>> begin Material shown

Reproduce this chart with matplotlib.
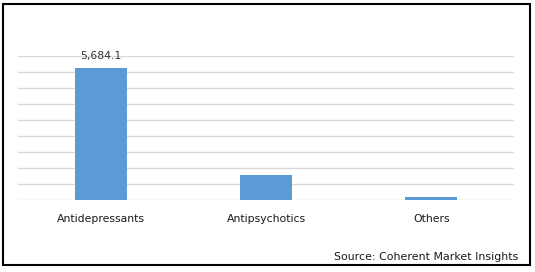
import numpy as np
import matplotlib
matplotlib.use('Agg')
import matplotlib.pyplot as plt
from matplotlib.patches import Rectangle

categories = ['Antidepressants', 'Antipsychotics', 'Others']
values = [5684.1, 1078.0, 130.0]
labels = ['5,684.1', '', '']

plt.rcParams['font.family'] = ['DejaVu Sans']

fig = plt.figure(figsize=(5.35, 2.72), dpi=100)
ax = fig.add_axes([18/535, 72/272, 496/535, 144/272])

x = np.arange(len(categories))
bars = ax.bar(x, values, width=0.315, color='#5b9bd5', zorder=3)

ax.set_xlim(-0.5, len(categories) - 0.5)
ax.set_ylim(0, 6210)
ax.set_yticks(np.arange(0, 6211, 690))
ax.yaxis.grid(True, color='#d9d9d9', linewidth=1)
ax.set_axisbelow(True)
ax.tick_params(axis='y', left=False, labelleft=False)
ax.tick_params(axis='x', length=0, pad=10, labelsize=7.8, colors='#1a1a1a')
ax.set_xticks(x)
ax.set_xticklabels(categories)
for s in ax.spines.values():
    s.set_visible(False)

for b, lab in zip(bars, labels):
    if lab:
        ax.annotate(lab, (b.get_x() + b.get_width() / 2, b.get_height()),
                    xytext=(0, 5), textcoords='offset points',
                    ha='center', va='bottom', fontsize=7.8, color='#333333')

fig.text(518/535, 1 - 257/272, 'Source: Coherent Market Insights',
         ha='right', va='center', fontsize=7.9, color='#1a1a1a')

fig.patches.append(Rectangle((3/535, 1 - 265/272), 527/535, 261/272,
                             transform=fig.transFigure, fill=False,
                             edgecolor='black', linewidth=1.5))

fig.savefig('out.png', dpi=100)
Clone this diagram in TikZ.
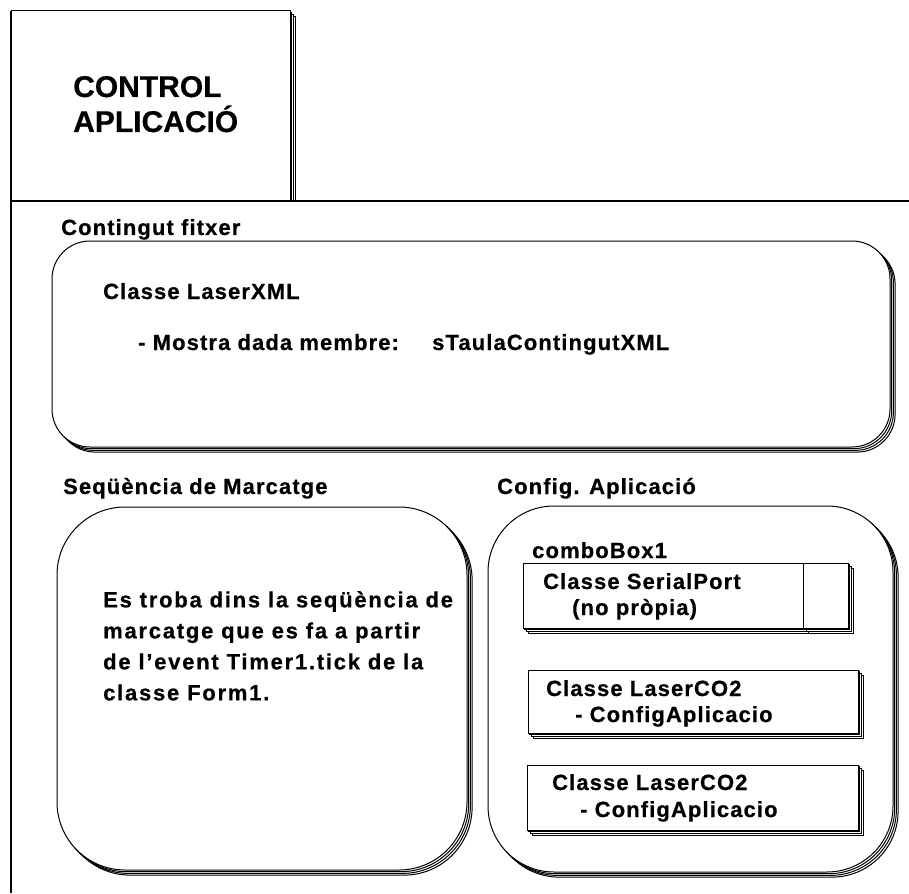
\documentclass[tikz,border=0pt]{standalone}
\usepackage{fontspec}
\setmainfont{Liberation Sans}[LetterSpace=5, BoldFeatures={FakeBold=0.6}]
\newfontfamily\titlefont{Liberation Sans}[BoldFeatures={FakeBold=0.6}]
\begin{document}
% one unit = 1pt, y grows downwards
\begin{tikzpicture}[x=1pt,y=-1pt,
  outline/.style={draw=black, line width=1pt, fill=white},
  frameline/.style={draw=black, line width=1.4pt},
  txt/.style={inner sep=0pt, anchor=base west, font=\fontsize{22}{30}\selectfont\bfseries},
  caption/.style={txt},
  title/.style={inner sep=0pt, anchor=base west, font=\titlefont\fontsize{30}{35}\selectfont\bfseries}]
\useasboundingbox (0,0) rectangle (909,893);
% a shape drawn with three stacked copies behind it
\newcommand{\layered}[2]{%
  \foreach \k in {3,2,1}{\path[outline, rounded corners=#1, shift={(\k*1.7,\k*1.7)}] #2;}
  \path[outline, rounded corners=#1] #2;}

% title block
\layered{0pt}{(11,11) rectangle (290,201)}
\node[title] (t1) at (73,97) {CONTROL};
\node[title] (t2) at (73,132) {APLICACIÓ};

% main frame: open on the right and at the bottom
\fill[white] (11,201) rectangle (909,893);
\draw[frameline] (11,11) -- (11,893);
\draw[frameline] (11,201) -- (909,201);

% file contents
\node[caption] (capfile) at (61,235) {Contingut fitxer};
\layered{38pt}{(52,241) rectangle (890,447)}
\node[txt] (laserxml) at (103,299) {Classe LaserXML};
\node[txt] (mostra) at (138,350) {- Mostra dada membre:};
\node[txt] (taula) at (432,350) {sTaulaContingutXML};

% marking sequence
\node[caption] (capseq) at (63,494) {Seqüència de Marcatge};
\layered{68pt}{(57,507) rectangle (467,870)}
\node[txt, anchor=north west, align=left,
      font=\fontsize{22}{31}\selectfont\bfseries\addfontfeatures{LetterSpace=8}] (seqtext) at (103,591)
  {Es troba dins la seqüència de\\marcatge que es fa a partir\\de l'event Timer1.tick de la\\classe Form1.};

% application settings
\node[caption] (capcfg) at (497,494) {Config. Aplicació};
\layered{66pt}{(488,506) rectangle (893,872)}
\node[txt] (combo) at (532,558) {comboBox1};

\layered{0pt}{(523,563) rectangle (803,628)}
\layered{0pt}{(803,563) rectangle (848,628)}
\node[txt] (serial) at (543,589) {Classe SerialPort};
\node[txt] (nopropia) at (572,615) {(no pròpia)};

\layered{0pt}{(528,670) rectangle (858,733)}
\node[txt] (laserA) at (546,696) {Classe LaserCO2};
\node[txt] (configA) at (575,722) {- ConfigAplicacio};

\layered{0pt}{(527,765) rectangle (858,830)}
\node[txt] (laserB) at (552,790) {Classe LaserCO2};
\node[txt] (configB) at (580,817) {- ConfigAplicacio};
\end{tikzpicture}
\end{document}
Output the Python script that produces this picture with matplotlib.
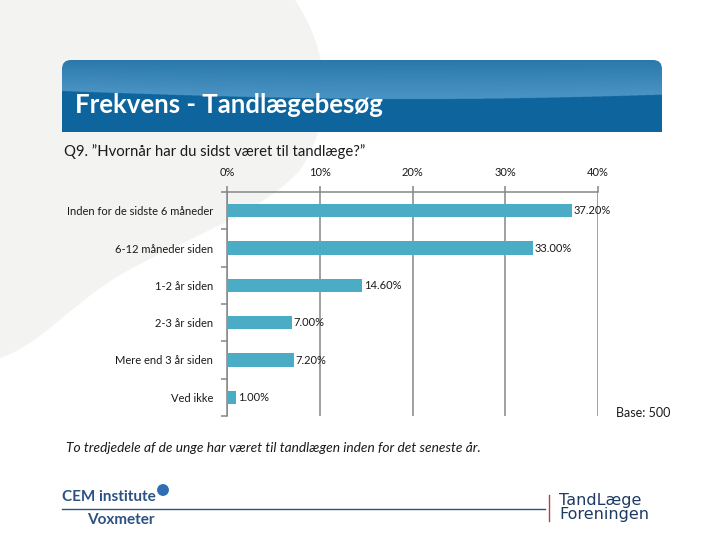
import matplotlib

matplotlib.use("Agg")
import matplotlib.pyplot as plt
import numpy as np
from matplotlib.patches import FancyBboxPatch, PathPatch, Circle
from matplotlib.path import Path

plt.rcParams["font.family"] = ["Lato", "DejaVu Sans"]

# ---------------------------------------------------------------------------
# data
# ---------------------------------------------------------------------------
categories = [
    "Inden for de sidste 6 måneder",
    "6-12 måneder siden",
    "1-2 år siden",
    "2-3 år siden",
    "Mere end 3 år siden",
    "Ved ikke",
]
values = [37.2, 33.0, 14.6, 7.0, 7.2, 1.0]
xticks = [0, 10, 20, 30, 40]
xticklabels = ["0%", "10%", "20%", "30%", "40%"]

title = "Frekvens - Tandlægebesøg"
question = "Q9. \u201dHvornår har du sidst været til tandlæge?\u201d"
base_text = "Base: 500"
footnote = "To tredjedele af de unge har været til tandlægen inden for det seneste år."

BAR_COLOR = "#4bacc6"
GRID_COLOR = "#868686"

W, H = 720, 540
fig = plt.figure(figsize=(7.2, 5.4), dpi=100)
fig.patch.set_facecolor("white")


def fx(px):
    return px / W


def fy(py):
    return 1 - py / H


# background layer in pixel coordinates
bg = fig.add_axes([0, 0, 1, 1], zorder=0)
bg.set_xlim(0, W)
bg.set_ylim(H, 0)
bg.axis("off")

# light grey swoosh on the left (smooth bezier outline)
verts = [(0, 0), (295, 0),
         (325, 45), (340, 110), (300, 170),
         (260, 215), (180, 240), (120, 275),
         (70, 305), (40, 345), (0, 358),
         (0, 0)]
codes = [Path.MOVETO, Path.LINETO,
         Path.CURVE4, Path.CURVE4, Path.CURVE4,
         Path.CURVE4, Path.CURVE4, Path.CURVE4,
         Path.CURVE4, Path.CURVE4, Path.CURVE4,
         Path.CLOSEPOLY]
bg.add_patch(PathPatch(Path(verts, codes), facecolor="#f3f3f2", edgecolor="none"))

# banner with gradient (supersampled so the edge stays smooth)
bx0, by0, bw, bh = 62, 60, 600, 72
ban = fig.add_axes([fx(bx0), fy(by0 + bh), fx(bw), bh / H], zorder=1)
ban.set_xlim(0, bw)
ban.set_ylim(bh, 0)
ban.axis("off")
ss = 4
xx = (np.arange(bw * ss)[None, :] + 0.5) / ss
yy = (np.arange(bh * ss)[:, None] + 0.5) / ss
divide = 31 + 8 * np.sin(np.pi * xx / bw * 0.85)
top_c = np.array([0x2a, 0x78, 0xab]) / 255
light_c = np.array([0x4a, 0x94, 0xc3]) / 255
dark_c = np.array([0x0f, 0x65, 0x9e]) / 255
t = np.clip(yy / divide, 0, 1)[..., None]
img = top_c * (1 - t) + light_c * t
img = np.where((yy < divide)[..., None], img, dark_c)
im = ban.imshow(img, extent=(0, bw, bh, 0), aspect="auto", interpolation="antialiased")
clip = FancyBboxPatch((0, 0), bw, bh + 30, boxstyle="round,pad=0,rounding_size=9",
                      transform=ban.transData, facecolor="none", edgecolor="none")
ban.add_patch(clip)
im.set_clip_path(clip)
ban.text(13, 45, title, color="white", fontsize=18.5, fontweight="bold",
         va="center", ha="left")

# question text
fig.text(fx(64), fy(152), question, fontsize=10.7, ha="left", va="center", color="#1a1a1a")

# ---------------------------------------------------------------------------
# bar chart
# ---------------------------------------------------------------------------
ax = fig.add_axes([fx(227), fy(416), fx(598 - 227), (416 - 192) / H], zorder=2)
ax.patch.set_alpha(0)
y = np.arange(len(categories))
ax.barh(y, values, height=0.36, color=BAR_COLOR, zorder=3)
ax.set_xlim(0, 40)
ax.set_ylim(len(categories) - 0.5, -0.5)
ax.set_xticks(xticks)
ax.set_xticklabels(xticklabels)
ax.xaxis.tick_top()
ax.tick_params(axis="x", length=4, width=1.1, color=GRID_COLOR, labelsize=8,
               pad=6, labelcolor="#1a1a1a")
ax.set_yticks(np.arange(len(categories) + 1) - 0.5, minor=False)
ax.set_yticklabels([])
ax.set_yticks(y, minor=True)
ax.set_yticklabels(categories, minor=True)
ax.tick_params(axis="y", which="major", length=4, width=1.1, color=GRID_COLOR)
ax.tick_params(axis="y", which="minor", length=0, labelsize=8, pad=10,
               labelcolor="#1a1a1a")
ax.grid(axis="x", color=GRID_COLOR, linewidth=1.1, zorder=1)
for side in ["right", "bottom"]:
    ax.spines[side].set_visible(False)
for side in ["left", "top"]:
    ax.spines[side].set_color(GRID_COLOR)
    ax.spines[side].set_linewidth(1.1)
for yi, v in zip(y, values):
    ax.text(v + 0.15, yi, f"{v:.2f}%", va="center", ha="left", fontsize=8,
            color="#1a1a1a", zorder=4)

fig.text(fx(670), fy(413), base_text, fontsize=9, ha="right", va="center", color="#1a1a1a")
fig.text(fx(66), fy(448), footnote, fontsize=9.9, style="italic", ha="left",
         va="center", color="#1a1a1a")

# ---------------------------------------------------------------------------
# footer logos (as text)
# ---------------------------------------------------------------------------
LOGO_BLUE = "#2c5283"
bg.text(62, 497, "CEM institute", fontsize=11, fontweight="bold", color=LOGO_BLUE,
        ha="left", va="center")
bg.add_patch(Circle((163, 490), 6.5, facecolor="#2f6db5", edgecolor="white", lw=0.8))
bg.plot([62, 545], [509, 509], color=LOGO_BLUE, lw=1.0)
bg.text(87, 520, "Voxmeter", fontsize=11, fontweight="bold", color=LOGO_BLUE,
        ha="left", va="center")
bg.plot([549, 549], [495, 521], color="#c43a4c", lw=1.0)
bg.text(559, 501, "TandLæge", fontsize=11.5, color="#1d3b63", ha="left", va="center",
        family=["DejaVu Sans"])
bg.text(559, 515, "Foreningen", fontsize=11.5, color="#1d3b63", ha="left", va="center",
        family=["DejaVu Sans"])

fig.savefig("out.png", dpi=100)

>> end Material shown

→ Goal: Tally the lines of the listing in which the word "chart" occurs, and state the total alone.

→ Solution: 2